Natalie Haynes is a formidable author. She’s a scholar of the ancient world, having studied the classics at Cambridge University. She has tapped this knowledge to write a novel that recasts the Greek myth centred on the incestuous, murderous relationship between Oedipus and Jocasta.
Take Oedipus. What irritates Haynes most about the Theban king is not that he killed his father, married his own mum and sired children with her. It’s that we tend to call him Oedipus Rex, not Oedipus Tyrannus, as Greek dramatist Sophocles did.
“He’s not Roman and he’s not a dinosaur!’’ says Haynes, on her first visit to Australia for the Sydney Writers Festival. “I can’t see those words without seeing him with tiny arms and thinking of Jurassic Park.’’
Birmingham-born Haynes, 42, is a former stand-up comedian, so she sees the funny side of her serious attachment to 2500-year-old stories.
Haynes also admits her CV peters out with the fall of Rome, which was a long time ago. “Don’t tell me what happens at the end of Wolf Hall!’’ she implores of Hilary Mantel’s Tudor England novel. “I honestly think she will get off.’’ (She means Anne Boleyn, who was executed by husband Henry VIII).
Haynes’s novel, The Children of Jocasta, is dark and violent and, while it is based on a myth, the author thinks it has relevance today.

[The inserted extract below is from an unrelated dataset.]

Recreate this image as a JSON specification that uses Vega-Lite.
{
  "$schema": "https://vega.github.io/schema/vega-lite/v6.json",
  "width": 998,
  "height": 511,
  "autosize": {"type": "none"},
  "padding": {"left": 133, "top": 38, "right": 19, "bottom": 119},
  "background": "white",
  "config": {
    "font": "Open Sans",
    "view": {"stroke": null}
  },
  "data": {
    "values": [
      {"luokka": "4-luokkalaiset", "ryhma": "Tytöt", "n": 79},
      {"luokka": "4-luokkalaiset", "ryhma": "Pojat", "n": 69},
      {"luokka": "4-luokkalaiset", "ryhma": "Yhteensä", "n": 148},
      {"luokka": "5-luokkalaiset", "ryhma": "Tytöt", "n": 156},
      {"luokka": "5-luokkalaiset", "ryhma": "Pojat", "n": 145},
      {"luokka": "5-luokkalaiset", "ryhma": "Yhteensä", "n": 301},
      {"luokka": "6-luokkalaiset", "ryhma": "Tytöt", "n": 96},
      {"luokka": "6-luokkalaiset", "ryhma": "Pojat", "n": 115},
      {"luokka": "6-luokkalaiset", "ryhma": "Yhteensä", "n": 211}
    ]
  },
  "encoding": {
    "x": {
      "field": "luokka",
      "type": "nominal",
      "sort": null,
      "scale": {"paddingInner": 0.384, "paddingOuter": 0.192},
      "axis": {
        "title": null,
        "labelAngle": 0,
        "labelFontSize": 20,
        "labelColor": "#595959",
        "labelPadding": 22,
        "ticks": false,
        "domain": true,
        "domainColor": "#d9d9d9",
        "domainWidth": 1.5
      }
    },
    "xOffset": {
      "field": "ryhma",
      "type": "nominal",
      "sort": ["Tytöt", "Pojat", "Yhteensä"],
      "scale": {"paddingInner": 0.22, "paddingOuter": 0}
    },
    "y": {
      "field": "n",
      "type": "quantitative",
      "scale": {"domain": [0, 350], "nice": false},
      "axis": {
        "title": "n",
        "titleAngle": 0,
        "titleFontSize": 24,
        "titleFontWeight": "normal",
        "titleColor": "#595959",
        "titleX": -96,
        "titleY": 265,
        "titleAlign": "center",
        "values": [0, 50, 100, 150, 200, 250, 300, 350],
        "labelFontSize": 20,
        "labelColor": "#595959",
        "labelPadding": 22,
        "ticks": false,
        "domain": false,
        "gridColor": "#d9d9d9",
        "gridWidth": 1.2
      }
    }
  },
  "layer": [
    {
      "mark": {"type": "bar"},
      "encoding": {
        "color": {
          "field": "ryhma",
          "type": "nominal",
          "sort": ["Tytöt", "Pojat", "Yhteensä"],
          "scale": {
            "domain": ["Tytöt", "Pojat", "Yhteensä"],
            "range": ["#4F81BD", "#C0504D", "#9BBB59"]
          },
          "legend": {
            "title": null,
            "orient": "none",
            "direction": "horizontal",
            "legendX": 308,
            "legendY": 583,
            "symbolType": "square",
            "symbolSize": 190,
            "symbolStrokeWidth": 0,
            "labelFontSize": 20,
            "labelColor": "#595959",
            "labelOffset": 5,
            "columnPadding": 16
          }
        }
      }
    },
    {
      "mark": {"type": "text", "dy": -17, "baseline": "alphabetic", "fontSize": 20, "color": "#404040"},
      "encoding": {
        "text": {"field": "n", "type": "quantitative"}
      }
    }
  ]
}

She sees claustrophobic governments and dangerous outside forces. As with two other recent Greek myth-based novels, Colm Toibin’s House of Names and David Vann’s Bright Air Black, Haynes brings women out from behind the shadows of kings and warriors. Her main characters are Jocasta and daughter Ismene.
“Greek writing is full of extraordinary women, but 18th and 19th-century scholarship was male, pale and stale,’’ she says. “It has always bothered me that we’re constantly told Oedipus was so clever — he solved the Sphinx’s riddle — but we’re not told that Jocasta worked everything out long before he did. Where did we miss the bit where she is the smartest person in the room?” I wanted to write about that.’’
Haynes has been in Sydney since the weekend and on Sunday ran in a half-marathon. She was so sore afterwards, “I half-wished I was dead for the rest of the day.”
Here the history lesson turns. Didn’t the original marathon runner, Greek soldier Pheidippides, collapse and become fully dead after delivering his message about the Persians being routed? “Oh, yes, he did, quite right,’’ Haynes says with a laugh.